Back in the summertime, I could, and probably did, start every post with, “Malcolm and I went for a walk after dinner.” We haven’t gone for too many walks lately. He’s in school, now, middle school. He’s a busy boy. And the dark comes early and it’s too chilly to swim in the river. But the other night we went to buy milk in the evening, and we talked about this and that, as we do. I asked Malcolm if I would be the first American to win the Booker prize, which is a perfectly normal thing for a mom to ask her twelve-year-old son. We’ve all been there. He said, “No, no way.” And we walked a few more steps and he said, “Wait, what’s the Booker prize?” And I said it’s a prize for the best novel. And he said, “Oh yeah, you’ll definitely win that.” And I said, “What did you think the Booker prize was for?” And he said, “You know, for someone who books.” And he made the universal gesture for somebody running really fast. I didn’t take offense. I can scamper with the best of them, but I’m no speed demon. I know that, I’m comfortable with that. But Malcolm believes I’ll definitely win the Booker prize! I’ve always wanted to win the Booker prize, never more than when it was a complete impossibility. Until very recent history, it couldn’t be won by an American, and I, improbably and irrevocably, am an American. It also couldn’t be won by somebody who hadn’t written a novel, which is something I hadn’t done until very recently. As I say, I liked the impossibility of me ever winning a Booker prize, and it didn’t make me want to win it any less. It suited my sense of ambition, which is completely absurd and has no practical real-word application. I keep thinking of a conversation I had with my friend Maureen, when we were in Highschool. She said it might seem unlikely but she had no doubt in her mind that she would be a successful musician some day. And I said I felt the same way about being a writer. We had an unerring adolescent sense of inevitability, the glowing nugget of which has turned into a smoldering middle-aged sense of you-never-know. Because now I’ve written a novel. Will it win the Booker prize? Of course not! Will it ever be published? I’m starting to doubt it! Does my son Malcolm believe that of course I’ll be the first American to win the Booker prize? He does! What could be better than that?

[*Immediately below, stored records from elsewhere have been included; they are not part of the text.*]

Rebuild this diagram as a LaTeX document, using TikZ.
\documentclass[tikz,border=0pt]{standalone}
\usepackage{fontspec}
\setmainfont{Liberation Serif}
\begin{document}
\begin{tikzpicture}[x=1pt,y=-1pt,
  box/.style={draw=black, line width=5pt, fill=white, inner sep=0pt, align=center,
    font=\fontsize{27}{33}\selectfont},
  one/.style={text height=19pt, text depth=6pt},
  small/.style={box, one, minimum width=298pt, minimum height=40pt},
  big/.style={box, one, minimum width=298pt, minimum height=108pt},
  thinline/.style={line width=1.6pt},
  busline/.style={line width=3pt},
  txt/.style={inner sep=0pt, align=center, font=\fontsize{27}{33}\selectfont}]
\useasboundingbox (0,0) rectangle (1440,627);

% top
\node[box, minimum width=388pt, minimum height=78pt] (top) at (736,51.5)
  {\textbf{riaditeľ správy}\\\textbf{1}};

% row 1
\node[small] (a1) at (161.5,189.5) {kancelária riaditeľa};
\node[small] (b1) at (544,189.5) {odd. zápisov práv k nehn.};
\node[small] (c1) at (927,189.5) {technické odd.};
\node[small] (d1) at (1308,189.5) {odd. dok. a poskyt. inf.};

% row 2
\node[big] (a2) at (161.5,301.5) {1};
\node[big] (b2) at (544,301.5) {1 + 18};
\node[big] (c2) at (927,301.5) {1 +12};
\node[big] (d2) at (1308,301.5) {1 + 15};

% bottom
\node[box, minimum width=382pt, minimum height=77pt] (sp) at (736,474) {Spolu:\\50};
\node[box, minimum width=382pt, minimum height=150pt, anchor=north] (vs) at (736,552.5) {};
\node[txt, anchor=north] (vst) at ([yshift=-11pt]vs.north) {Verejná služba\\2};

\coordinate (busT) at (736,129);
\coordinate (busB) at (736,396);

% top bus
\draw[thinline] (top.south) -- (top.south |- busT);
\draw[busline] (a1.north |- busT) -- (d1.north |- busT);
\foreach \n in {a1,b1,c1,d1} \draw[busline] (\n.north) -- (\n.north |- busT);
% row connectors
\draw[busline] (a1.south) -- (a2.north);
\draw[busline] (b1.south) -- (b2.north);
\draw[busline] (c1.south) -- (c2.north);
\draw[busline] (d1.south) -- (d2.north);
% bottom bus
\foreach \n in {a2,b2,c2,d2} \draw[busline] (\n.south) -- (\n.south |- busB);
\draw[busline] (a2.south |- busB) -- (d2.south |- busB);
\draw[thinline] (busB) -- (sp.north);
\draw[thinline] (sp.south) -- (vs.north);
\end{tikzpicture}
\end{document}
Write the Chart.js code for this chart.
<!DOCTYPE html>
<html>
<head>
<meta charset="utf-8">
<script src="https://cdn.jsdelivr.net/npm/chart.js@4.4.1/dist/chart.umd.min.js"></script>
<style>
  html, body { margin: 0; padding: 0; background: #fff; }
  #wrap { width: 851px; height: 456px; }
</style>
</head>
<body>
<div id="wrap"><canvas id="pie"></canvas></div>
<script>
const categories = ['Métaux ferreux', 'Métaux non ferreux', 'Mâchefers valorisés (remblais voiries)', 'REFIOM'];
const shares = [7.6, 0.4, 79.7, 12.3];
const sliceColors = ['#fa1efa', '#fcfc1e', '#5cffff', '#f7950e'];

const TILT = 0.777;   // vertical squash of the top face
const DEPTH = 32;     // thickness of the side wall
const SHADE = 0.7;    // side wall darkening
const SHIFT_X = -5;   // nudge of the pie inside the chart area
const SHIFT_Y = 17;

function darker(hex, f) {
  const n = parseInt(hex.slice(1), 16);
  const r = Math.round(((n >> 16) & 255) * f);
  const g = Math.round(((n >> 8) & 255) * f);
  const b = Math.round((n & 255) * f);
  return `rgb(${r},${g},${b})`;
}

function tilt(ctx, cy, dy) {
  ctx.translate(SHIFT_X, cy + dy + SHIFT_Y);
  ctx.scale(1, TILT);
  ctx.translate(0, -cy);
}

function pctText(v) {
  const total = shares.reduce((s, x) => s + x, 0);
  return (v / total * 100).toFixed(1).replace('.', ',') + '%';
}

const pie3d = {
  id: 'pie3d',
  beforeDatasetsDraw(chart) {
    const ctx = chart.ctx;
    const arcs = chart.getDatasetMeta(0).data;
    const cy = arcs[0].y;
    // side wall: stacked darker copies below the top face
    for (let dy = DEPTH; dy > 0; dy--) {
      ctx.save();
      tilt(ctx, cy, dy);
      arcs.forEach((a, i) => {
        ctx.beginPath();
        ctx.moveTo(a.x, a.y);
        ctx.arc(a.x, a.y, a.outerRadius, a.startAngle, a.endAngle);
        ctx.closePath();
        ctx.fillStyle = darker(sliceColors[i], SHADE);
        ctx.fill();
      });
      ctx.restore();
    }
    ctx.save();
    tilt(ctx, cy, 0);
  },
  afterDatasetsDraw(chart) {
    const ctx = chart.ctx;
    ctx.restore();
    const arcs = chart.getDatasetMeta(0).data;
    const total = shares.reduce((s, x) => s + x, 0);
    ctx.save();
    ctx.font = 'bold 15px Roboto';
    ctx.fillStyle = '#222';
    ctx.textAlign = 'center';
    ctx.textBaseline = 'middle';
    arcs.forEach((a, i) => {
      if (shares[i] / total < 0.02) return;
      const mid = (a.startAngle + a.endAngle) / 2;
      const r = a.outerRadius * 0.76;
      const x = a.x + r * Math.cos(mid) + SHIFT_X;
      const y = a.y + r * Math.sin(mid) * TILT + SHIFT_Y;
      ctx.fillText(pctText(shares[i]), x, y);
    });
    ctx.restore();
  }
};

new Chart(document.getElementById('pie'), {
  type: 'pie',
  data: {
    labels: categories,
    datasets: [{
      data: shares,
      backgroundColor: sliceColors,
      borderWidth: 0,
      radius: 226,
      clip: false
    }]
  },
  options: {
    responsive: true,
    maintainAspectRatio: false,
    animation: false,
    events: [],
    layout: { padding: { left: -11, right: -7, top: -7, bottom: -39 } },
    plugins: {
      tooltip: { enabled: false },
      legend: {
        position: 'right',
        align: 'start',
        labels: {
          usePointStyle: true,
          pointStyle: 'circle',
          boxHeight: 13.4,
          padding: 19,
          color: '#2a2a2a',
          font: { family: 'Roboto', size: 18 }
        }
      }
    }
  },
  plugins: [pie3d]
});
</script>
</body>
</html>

Kale, pistachio, and castelvetrano croquettes

Kale, pistachio, and castelvetrano croquettes

I made this with some kale from the farm. I love kale, but I’ve been balking at the texture of it lately, for some reason. I always want it to be softer. So I made this puree, with castelvetrano olives and pistachios. It’s green. I thought it was really nice as a sort of side dish, but it would also be good tossed with pasta as a pesto or maybe with some rice and flatbread. The next day I added some eggs, cheese and bread crumbs and made croquettes. Also very easy and very tasty.